— Start MATERIAL PROVIDED —

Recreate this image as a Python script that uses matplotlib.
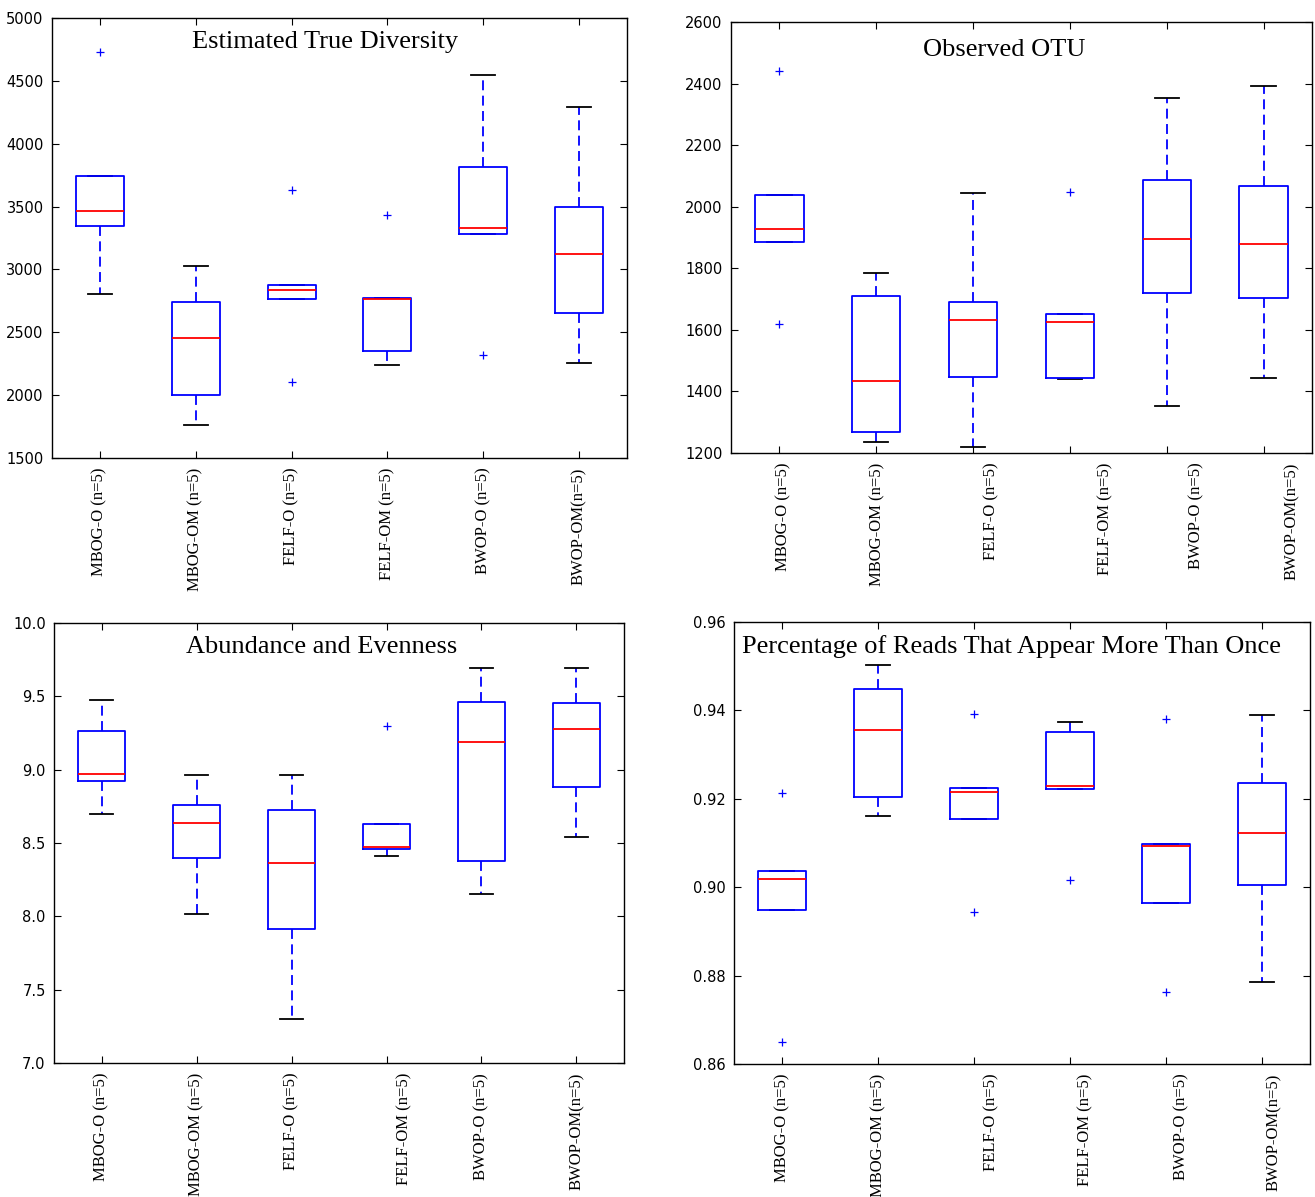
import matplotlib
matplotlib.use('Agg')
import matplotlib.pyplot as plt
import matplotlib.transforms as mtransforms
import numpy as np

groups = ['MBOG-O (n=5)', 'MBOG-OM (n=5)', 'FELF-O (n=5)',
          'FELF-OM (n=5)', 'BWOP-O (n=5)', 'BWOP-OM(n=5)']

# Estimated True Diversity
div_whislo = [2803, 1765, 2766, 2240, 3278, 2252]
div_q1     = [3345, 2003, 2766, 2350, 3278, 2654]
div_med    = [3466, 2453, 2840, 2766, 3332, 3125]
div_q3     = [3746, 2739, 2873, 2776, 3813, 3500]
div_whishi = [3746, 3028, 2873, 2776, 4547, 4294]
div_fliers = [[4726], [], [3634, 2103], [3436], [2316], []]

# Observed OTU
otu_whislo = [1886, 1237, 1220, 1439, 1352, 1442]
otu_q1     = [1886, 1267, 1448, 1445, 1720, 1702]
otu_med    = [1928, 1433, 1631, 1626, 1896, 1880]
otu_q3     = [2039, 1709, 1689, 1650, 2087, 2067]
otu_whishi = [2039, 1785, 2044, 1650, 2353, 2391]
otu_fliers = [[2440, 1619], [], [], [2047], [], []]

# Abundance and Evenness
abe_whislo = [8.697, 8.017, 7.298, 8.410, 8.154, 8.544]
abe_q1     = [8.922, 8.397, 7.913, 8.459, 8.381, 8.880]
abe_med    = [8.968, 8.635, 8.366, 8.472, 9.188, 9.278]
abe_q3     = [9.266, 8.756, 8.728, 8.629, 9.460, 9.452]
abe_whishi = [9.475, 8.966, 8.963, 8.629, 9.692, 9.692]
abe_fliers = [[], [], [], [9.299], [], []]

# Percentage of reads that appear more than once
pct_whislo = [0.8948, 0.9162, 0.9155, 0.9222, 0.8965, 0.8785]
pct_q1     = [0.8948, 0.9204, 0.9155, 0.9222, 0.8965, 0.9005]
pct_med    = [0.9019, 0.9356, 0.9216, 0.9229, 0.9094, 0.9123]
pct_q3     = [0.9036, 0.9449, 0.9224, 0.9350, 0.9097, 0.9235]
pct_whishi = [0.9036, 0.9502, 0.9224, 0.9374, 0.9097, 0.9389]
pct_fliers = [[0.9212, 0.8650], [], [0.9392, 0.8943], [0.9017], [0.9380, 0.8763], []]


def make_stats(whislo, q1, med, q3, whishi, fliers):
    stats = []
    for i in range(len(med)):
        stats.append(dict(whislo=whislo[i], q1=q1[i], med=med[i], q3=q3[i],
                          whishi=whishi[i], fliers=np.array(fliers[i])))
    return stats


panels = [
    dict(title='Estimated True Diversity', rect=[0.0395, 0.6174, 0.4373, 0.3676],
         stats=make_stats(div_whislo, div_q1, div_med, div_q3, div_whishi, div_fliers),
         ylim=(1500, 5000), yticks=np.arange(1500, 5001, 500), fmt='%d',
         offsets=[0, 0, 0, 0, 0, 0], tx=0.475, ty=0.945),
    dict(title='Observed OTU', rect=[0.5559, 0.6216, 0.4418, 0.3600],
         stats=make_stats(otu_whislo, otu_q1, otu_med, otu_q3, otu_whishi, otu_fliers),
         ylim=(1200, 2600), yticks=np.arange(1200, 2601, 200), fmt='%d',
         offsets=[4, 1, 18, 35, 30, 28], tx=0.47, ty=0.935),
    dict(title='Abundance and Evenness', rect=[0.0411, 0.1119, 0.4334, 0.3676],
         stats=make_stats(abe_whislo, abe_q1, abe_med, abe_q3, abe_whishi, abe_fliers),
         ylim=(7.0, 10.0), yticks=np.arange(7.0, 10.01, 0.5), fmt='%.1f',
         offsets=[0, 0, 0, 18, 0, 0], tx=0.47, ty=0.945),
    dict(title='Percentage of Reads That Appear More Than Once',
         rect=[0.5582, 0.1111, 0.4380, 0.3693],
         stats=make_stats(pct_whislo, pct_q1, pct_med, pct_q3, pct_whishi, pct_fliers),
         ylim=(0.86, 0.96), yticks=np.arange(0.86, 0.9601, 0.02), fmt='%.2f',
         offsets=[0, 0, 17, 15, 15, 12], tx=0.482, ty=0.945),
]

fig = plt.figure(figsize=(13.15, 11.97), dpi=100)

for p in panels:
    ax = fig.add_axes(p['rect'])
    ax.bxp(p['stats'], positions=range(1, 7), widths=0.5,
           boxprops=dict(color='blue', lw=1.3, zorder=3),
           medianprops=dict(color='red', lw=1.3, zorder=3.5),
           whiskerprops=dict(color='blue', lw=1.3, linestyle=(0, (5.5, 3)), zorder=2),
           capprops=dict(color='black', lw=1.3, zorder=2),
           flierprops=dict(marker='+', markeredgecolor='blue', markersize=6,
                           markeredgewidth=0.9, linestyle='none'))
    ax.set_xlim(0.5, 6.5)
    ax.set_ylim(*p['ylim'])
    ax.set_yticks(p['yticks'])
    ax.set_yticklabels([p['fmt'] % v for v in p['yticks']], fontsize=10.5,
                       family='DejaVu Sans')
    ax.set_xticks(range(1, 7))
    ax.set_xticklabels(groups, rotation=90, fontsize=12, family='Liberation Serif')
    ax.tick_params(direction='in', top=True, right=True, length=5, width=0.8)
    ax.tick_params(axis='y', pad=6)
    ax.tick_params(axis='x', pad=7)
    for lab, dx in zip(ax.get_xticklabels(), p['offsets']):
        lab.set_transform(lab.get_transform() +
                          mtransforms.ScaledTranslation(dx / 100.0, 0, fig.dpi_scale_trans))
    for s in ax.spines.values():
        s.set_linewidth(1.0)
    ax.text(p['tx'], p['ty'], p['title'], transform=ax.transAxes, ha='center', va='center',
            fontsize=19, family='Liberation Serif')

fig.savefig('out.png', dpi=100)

— End MATERIAL PROVIDED —

■ REQUIREMENT:
Count each line of the data where the word "matplotlib" appears, then reply with the total only.

■ FULL ANSWER:
5